Watching the news from the Hong Kong stock markets, whilst sipping caffeine-free Indian tea and munching on a U.S.-made low-carb breakfast bar, the Finnish cellular phone vibrates on the Italian-made belt supporting my “Made in Thailand” trousers. The call is from a PR office in Britain letting me know about a scientist working in Africa, who is using an Israeli-made invention to return the eyesight of thousands of children.

From the webcam to the Chinese-style TV dinner, seemingly everything in this world is aimed at bringing us closer together.

This particular item will not deal with the notion that ethnicity demands space, not some claustrophobic cage. The point here, is much more about whether the marketing wonks really have it right – is this really a global village?

Believe it or not, there are people in probably every country in the world fighting against the tide. You don’t have to be Amish in order to remain distant from ‘American culture’. Not having a television, for instance, can immediately give you the chance to close yourself off from the malevolence of 21st-Century life.

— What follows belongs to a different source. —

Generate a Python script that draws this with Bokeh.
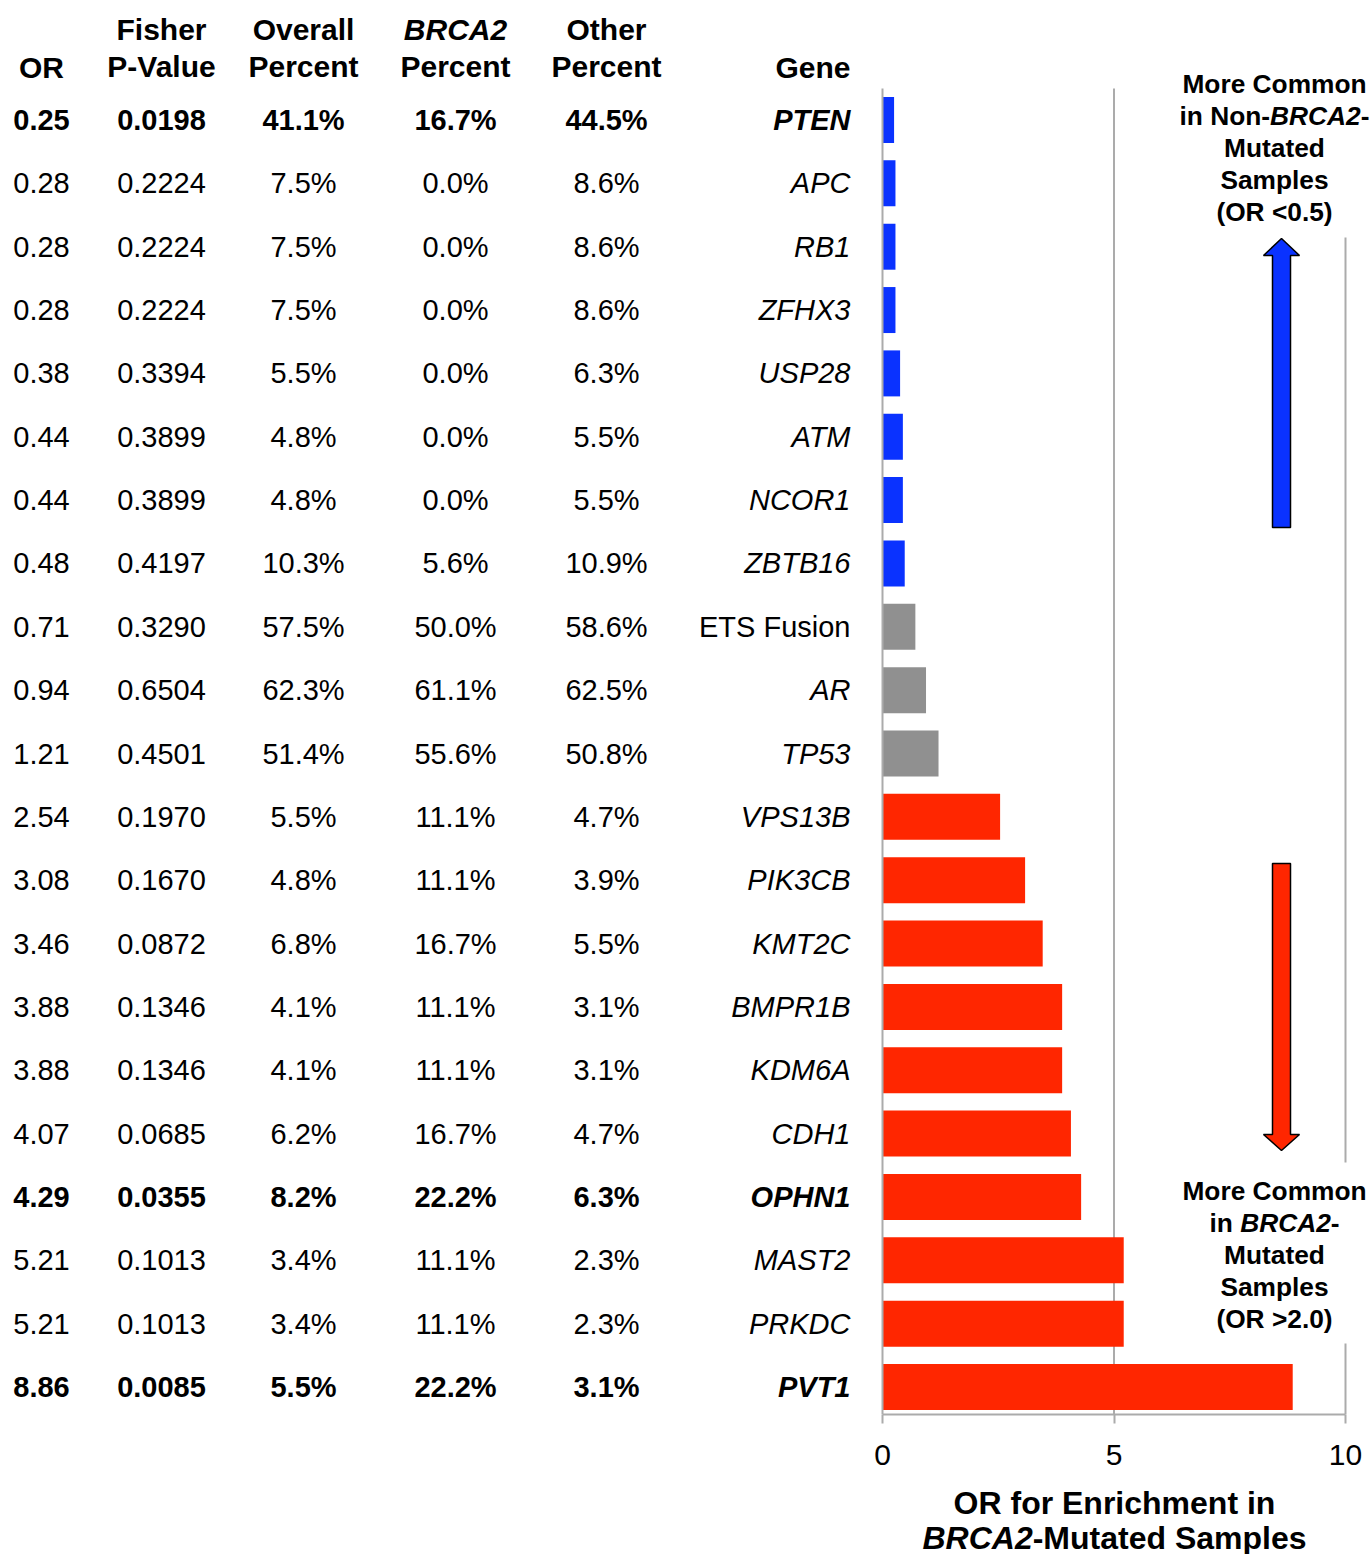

But in order to discredit the idea of a global village we need to shed our Western mindset, our blind faith in the ‘spin doctors’ and head for the great outdoors, that is not the industrialized world. You see, the very term ‘industrialized world’ conjures up production lines, robots, automatons simply carrying out some hidden manager’s request. That is what the Western ideal – the panacea of the global village has become.

Yet billions of people on this earth are not only not part of the global village, they have never even heard of it.

Western China, for example, is filled with tens of thousands of villages where people carry on their lives much as their ancestors did over the centuries. True, they may be missing the benefits of the World Wrestling Federation and they may never have received a recorded phone message from George W. Bush, but then, to me, that sounds like a couple of plusses not offered by the aforementioned global village.

But you do not need to head into deepest Asia or Africa to find people largely unaffected by the global village. True, crofters in Scotland do take advantage of medical advances, but they are still content to wander with their sheep through often muddy, windswept tracts of land in the Highlands. Many could not tell you whether Gucci is a type of pasta or a former cricket captain of the neighboring England.

There are elements of scientific advancement that are wonderful – the telephone, the car, the defibrillator, but there are so many other elements of life that many of us in the West simply want to bandy about, while hundreds of millions of people are trying their best to say “no”.

The negative, of course, seems to be that villagers in China and crofters in Scotland are fighting a losing battle. The speed of ‘modernization’ and the power of the marketing people means barrier after barrier is being breached and those craving the simple life and a degree of isolation are being swallowed up in a tidal wave of ‘development’.